Once having decided on its shipbuilding venture the Corporation did not lose time in setting about the work. The New Jersey plant was the first one decided on and ground was broken for the plant on August 1, 1917. By November 15th the first keel was laid and the first vessel, the Liberty, was launched on June 19, 1918, and finished and turned over to the Shipping Board, which had charge of all American shipping during the war, on October 5th of the same year.

Chickasaw came later. This yard was started in November, 1917, and the first ship to leave its ways did not do so until December 29, 1919, or some time after the armistice. The vessel, the Chickasaw City, was purchased by the United States Steel Products Co., the Corporation’s export subsidiary, and put into service carrying steel products to different parts of the world.

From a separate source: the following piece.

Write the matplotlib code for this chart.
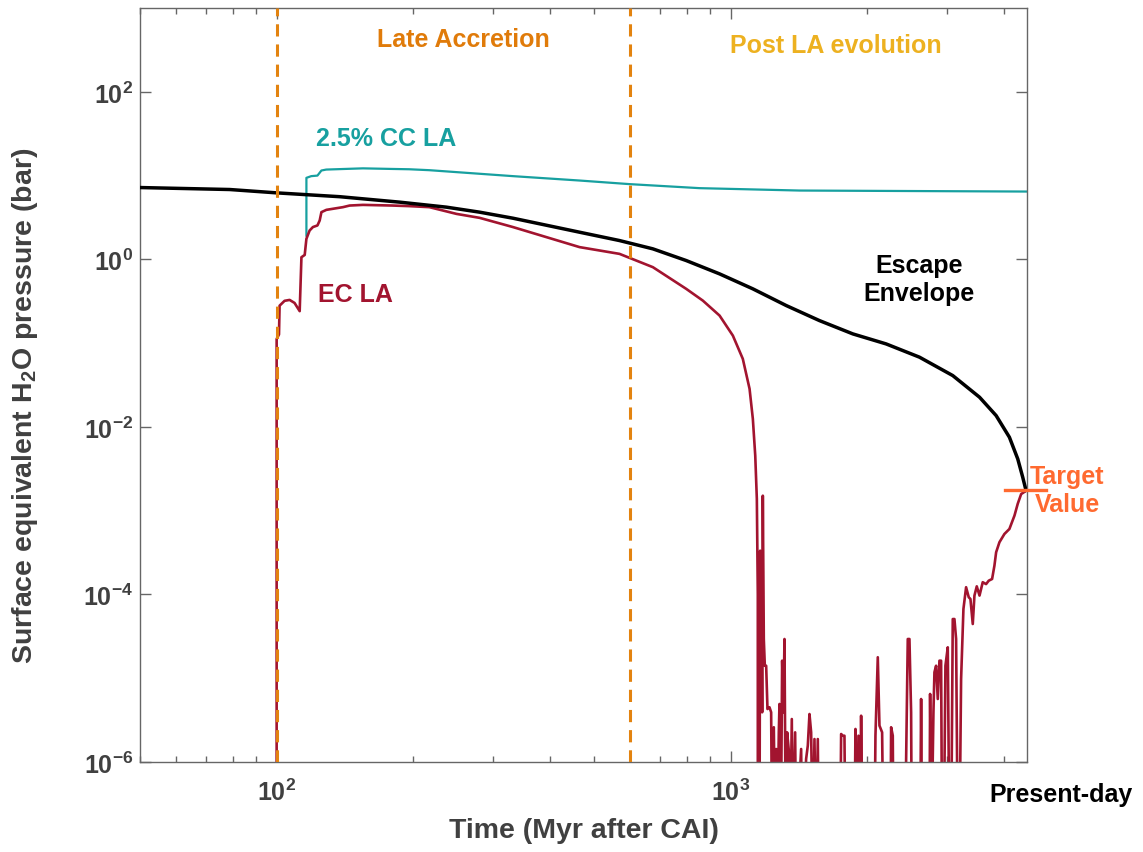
import matplotlib
matplotlib.use("Agg")
import matplotlib.pyplot as plt
import numpy as np
from matplotlib.ticker import FixedLocator, FuncFormatter, NullFormatter, NullLocator

# escape envelope (black)
env_t = [50, 78.8, 100, 137.6, 186.6, 236.6, 280, 331.6, 464.9, 569.4, 674.4, 798.7, 946,
         1120, 1327, 1570, 1860, 2202, 2608, 3088, 3537, 3848, 4116, 4294, 4404, 4466, 4482]
env_p = [7.2, 6.82, 6.22, 5.6, 4.82, 4.20, 3.66, 3.10, 2.11, 1.677, 1.335, 0.968, 0.671,
         0.4446, 0.2808, 0.1859, 0.1289, 0.0979, 0.0680, 0.0410, 0.02263, 0.01365, 0.00753,
         0.00415, 0.002506, 0.00185, 0.00176]

# 2.5% CC late accretion (teal)
cc_t = [116.3, 116.3, 119.2, 123, 125.5, 128.6, 154.9, 180, 196, 217, 249, 331.6, 465, 599,
        854.5, 1419, 4482]
cc_p = [1.92, 9.4, 9.85, 10.0, 11.5, 11.8, 12.2, 12.0, 11.9, 11.6, 11.0, 9.85, 8.73, 7.91,
        7.08, 6.63, 6.45]

# EC late accretion (dark red); 1e-7 = below the plotted range
ec_t = [100, 100, 101.2, 101.5, 104.1, 106.8, 109.5, 112.4, 113.4, 115.3, 116.3, 118.2, 120.2,
        123, 124.4, 125.5, 128.7, 135.5, 140, 144.8, 154.9, 180, 196, 217, 249, 280, 331.6,
        465, 569.4, 674.4, 798.7, 868.9, 946, 1012, 1064.4, 1101.5, 1120, 1133.7, 1142.9,
        1148.5, 1148.5,
        1158.4, 1162.3, 1166.2, 1170.2, 1174.1, 1178.1, 1184.0, 1190.1, 1198.2, 1206.3,
        1218.6, 1228.9, 1235.2, 1245.7, 1254.1, 1260.5, 1266.9, 1277.7, 1282.0, 1290.7,
        1299.4, 1308.3, 1314.9, 1323.8, 1332.8, 1344.2, 1353.3, 1364.7, 1371.6, 1388.0,
        1395.0, 1430.9, 1438.2, 1467.6, 1480.1, 1492.7, 1505.3, 1518.1, 1531.0, 1544.0,
        1557.1, 1565.1, 1743.9, 1752.7, 1767.6, 1782.6, 1791.6, 1875.3, 1884.9, 1897.7,
        1913.8, 1930.0, 1939.8, 1953.0, 2075.6, 2086.1, 2111.0, 2128.9, 2157.8, 2172.5,
        2251.0, 2258.6, 2277.8, 2285.6, 2416.7, 2437.2, 2457.9, 2478.8, 2499.8, 2508.3,
        2616.6, 2629.9, 2643.3, 2743.4, 2752.7, 2771.4, 2799.7, 2813.9, 2837.8, 2861.9,
        2886.1, 2910.6, 2925.4, 2950.3, 2975.3, 3010.8, 3036.3, 3062.1, 3088.1, 3114.3,
        3140.7, 3167.4, 3194.3, 3221.4, 3259.8, 3304.1, 3349.1, 3377.6, 3417.8, 3446.9,
        3487.9, 3537, 3595, 3657, 3706, 3770, 3815, 3848, 3913, 4013, 4116, 4223, 4294,
        4369, 4481]
ec_p = [1e-7, 0.112, 0.127, 0.28, 0.32, 0.328, 0.302, 0.241, 1.06, 1.13, 1.76, 2.21, 2.43,
        2.54, 2.91, 3.66, 3.90, 4.08, 4.2, 4.39, 4.47, 4.39, 4.32, 4.2, 3.49, 3.13, 2.43,
        1.40, 1.163, 0.807, 0.4446, 0.322, 0.2133, 0.123, 0.0649, 0.02846, 0.01246, 0.00454,
        0.00138, 1e-4, 1e-7,
        1e-7, 3.33e-4, 9.8e-6, 6.71e-5, 3.92e-6, 1.51e-3, 2.94e-5, 1.41e-5, 1.41e-5, 4.29e-6,
        4.5e-6, 3.92e-6, 1e-7, 2.6e-6, 1e-7, 1.43e-6, 1e-7, 2.26e-6, 4.93e-6, 1e-7,
        1.62e-5, 3.92e-6, 2.94e-5, 1e-7, 2.26e-6, 1.37e-6, 1e-7, 3.26e-6, 1e-7, 2.26e-6,
        1e-7, 1.43e-6, 1e-7, 1.09e-6, 1.57e-6, 3.74e-6, 2.26e-6, 1e-7, 1.88e-6, 1e-7,
        1.88e-6, 1e-7, 1e-7, 2.16e-6, 2.06e-6, 2.06e-6, 1e-7, 1e-7, 2.48e-6, 1e-7,
        2.06e-6, 1e-7, 3.57e-6, 1e-7, 1e-7, 2.06e-6, 1.78e-5, 2.72e-6, 2.26e-6, 1e-7,
        1e-7, 2.6e-6, 2.06e-6, 1e-7, 1e-7, 1.04e-6, 2.94e-5, 2.94e-5, 3.92e-6, 1e-7,
        1e-7, 5.65e-6, 1e-7, 1e-7, 6.49e-6, 1e-7, 3.92e-6, 1.18e-5, 1.41e-5, 5.65e-6,
        1.62e-5, 1.62e-5, 1e-7, 1e-7, 1.41e-5, 2.34e-5, 1e-7, 1e-7, 5.09e-5, 5.09e-5,
        2.94e-5, 1e-7, 1e-7, 9.8e-6, 6.71e-5, 1.22e-4, 9.25e-5, 8.83e-5, 4.44e-5, 9.68e-5,
        1.25e-4, 9.7e-5, 1.40e-4, 1.33e-4, 1.46e-4, 1.53e-4, 2.21e-4, 3.19e-4, 4.2e-4,
        5.27e-4, 6.05e-4, 8.73e-4, 1.21e-3, 1.58e-3, 1.73e-3]

la_start = 100
la_end = 600
target_p = 1.75e-3

x_major = [100, 1000]
x_minor = [50, 60, 70, 80, 90, 200, 300, 400, 500, 600, 700, 800, 900, 2000, 3000, 4000]
y_major = [1e-6, 1e-4, 1e-2, 1, 1e2]

plt.rcParams['font.family'] = ['Liberation Sans', 'DejaVu Sans']
plt.rcParams['font.weight'] = 'bold'
plt.rcParams['axes.labelweight'] = 'bold'
plt.rcParams['axes.unicode_minus'] = False
plt.rcParams['mathtext.fontset'] = 'custom'
plt.rcParams['mathtext.bf'] = 'Liberation Sans:bold'
plt.rcParams['mathtext.rm'] = 'Liberation Sans:bold'
plt.rcParams['mathtext.default'] = 'bf'

teal = '#17A0A0'
red = '#A2142F'
dash_orange = '#E3830F'
gray = '#404040'

fig = plt.figure(figsize=(11.43, 8.53), dpi=100)
ax = fig.add_axes([0.1225, 0.1055, 0.776, 0.8839])

ax.plot(cc_t, cc_p, color=teal, lw=1.6, zorder=2)
ax.plot(ec_t, ec_p, color=red, lw=1.9, zorder=2.5)
ax.plot(env_t, env_p, color='black', lw=2.5, zorder=3)
for xv in [la_start, la_end]:
    ax.axvline(xv, color=dash_orange, lw=2.2, ls=(0, (4, 2.6)), zorder=4)
ax.plot([4034, 4966], [target_p, target_p], color='#FF6A30', lw=2.4, clip_on=False, zorder=5)

ax.set_xscale('log')
ax.set_yscale('log')
ax.set_xlim(50, 4500)
ax.set_ylim(1e-6, 1e3)

ax.xaxis.set_major_locator(FixedLocator(x_major))
ax.xaxis.set_minor_locator(FixedLocator(x_minor))
ax.xaxis.set_minor_formatter(NullFormatter())
ax.yaxis.set_major_locator(FixedLocator(y_major))
ax.yaxis.set_minor_locator(NullLocator())
fmt = FuncFormatter(lambda v, pos: r'$10^{%d}$' % int(round(np.log10(v))))
ax.xaxis.set_major_formatter(fmt)
ax.yaxis.set_major_formatter(fmt)

ax.tick_params(which='both', direction='in', top=True, right=True, color='#666666',
               labelcolor=gray, labelsize=18, width=1)
ax.tick_params(which='major', length=8)
ax.tick_params(which='minor', length=4)
ax.tick_params(axis='x', pad=12)
ax.tick_params(axis='y', pad=5)
for s in ax.spines.values():
    s.set_color('#666666')
    s.set_linewidth(1)

ax.set_xlabel('Time (Myr after CAI)', fontsize=20.5, color=gray, fontweight='bold')
ax.xaxis.set_label_coords(0.5, -0.073)
ax.set_ylabel('Surface equivalent H$_2$O pressure (bar)', fontsize=20.5, color=gray,
              fontweight='bold')
ax.yaxis.set_label_coords(-0.113, 0.4735)

ax.text(258, 430, 'Late Accretion', color='#E07B0A', fontsize=18, ha='center', va='center')
ax.text(1702, 364, 'Post LA evolution', color='#EDB120', fontsize=18, ha='center', va='center')
ax.text(174, 28.3, '2.5% CC LA', color=teal, fontsize=18, ha='center', va='center')
ax.text(149.3, 0.387, 'EC LA', color=red, fontsize=18, ha='center', va='center')
ax.text(2606, 0.585, 'Escape\nEnvelope', color='black', fontsize=18, ha='center',
        va='center', linespacing=1.2)
ax.text(5520, 1.77e-3, 'Target\nValue', color='#FF6A30', fontsize=18, ha='center',
        va='center', linespacing=1.2)
ax.text(5350, -0.0424, 'Present-day', transform=ax.get_xaxis_transform(), color='black',
        fontsize=18, ha='center', va='center')

fig.savefig('out.png', dpi=100)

At the time of writing six vessels have been launched from the southern yard, all for the Products Co., while the Federal yard has launched and delivered a total of forty-four. Of these thirty have been delivered to the Shipping Board and nine of the remainder have been taken over by the Products Company, the other five having been sold to other concerns.

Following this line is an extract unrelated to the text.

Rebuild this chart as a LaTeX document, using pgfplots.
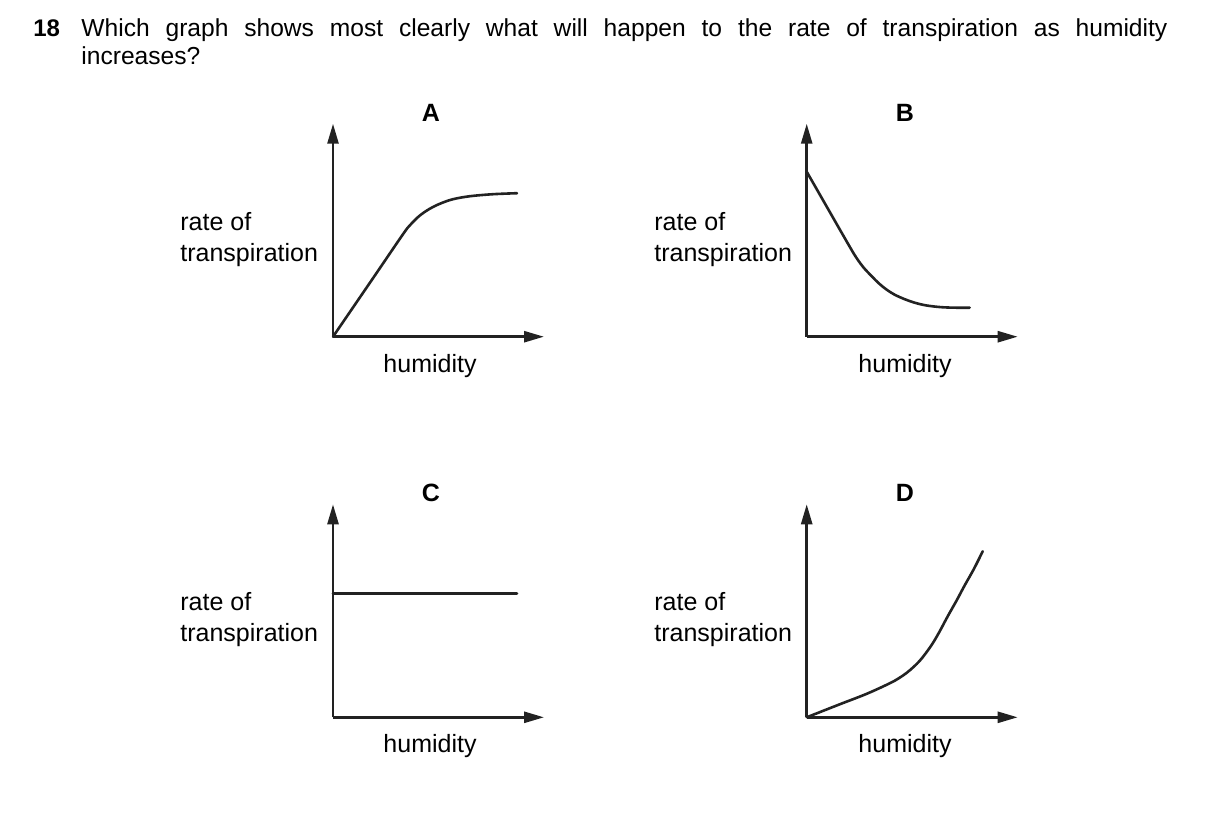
\documentclass[border=0pt]{standalone}
\usepackage{pgfplots}
\pgfplotsset{compat=1.18}
\usetikzlibrary{arrows.meta}
\usepackage{fontspec}
\setmainfont{Liberation Sans}
\definecolor{ink}{HTML}{222222}
\pgfplotsset{
  qaxis/.style={
    axis lines=left,
    xmin=0, xmax=211, ymin=0, ymax=213,
    scale only axis, width=105.5pt, height=106.5pt,
    ticks=none, anchor=origin, clip=false,
    axis line style={line width=1.3pt, ink, -{Triangle[length=10pt,width=5.5pt]}},
  },
  curve/.style={line width=1.3pt, ink, no marks, line join=round, line cap=round, smooth, tension=0.55},
}
\begin{document}
\begin{tikzpicture}
\path[use as bounding box] (0,0) rectangle (604.5pt,-407.5pt);

% A
\begin{axis}[qaxis, at={(166.5pt,-168.35pt)}]
\addplot[curve] coordinates {
 (0,0) (40,58.5) (70,102.5) (77,111.5) (86,120.5) (96,127.5) (107,133)
 (120,137.5) (137,140.5) (160,142.5) (184,143.5)};
\end{axis}

% B
\begin{axis}[qaxis, at={(403.35pt,-168.35pt)}]
\addplot[curve] coordinates {
 (0,165) (22,126.6) (43,90) (50,78.5) (57,69) (65,60.5) (72,53.5) (80,47)
 (88,42) (98,37.5) (108,34) (120,31.2) (135,29.5) (150,29) (163,29)};
\end{axis}

% C
\begin{axis}[qaxis, at={(166.5pt,-358.65pt)}]
\addplot[curve, smooth=false, sharp plot] coordinates {(0,124) (184,124)};
\end{axis}

% D
\begin{axis}[qaxis, at={(403.35pt,-358.65pt)}]
\addplot[curve] coordinates {
 (0,0) (33,13) (60,23.5) (83,34) (92,39) (100,44.5) (107,50.5) (113,56.5)
 (119,64) (126,74) (133,86) (141,101) (150,117) (158,132) (167,148) (176,166)};
\end{axis}

\begin{scope}[x=0.5pt,y=-0.5pt, every node/.style={inner sep=0pt, text=black}]
% title
\node[anchor=base west, font=\fontsize{12}{14}\selectfont\bfseries] at (33,36) {18};
\node[anchor=base west, font=\fontsize{12.3}{14}\selectfont] at (81,36)
  {\makebox[543pt][s]{Which graph shows most clearly what will happen to the rate of transpiration as humidity}};
\node[anchor=base west, font=\fontsize{12.3}{14}\selectfont] at (81,64.3) {increases?};

% panel letters
\foreach \lx/\ly/\lt in {431/121/A, 905/121/B, 431/501.6/C, 905/501.6/D}
  \node[anchor=base, font=\fontsize{12.5}{15}\selectfont\bfseries] at (\lx,\ly) {\lt};

% x labels
\foreach \lx/\ly in {430/372, 905/372, 430/752.6, 905/752.6}
  \node[anchor=base, font=\fontsize{12.5}{15}\selectfont] at (\lx,\ly) {humidity};

% y labels
\foreach \lx/\ly in {180/230, 654/230, 180/610.6, 654/610.6}{
  \node[anchor=base west, font=\fontsize{12.5}{15}\selectfont] at (\lx,\ly) {rate of};
  \node[anchor=base west, font=\fontsize{12.5}{15}\selectfont] at (\lx,\ly+31) {transpiration};
}
\end{scope}
\end{tikzpicture}
\end{document}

Although it is dubious whether, as a commercial undertaking, the two shipyards will prove very profitable immediately, there is little reason to doubt that they will eventually justify the expenditures on them, occasioned by the war, from the purely business standpoint. They are both favorably located for cheap manufacture and, making fabricated ships, can naturally build at satisfactory costs in comparison with yards constructing steamers under the old methods.

For there is every reason to believe that the fabricated ship has come to stay. It has fully proven its right to existence in competition with other vessels. Its methods of construction are standardized, which is what made the cheap Ford car possible, and standardization should eventually mean as much saving in ship as in motor-car building.

Whether the war had come or not the erection of shipyards by the Corporation was a natural development sooner or later. It was in line with the plans laid down by the Corporation’s founders. And it was also part and parcel of the big company’s export programme. With its exports mounting up to the two-million-ton mark annually the Corporation had necessarily either to own or charter a large number of vessels. Ownership, of course, was better in the long run and it was, for a concern like U. S. Steel, with its big steel plants and experienced organization, cheaper to build than to buy the vessels.

The Steel Products Company’s need of a large number of vessels—before the war it owned nine and chartered constantly from thirty to forty—itself assures a steady demand, at least for a time.

If the future of the fabricated ship is assured the Corporation, in its shipbuilding programme, starts with an advantage over most competitors. Now that it appears the great Hog Island yards, with their fifty ways, will be abandoned, the Federal and Chickasaw plants will be the largest fabricated shipyards in the world—and they should be among the lowest cost of all yards.

But the assistance which the Corporation rendered the Government in respect to providing ships to meet the war emergency was not confined to the erection of the two yards and the fabrication of ships there. Long before the yards were built, or even conceived, the American Bridge Co. was pioneering in the production of fabricated ship parts and the great part of the steel that went into the vessels built at Hog Island and other plants was supplied by that company and by the Tennessee Coal, Iron & Railroad Co., which put up plants specially for the purpose. Before the close of 1918 these two subsidiaries of the big company had shipped the steel for seventy complete hulls to various yards.

No other metal plays such an all-important part in modern warfare as does steel. Warships, transports, big and field guns, small arms, shells, gun mounts, and other munitions are made entirely or almost entirely of the metal. And when Germany first threw down her gauntlet to the civilized world the Allies found it necessary to depend to a great extent on American mills for a supply of this vital war metal. And the manufacturers of the United States responded, among them the Steel Corporation.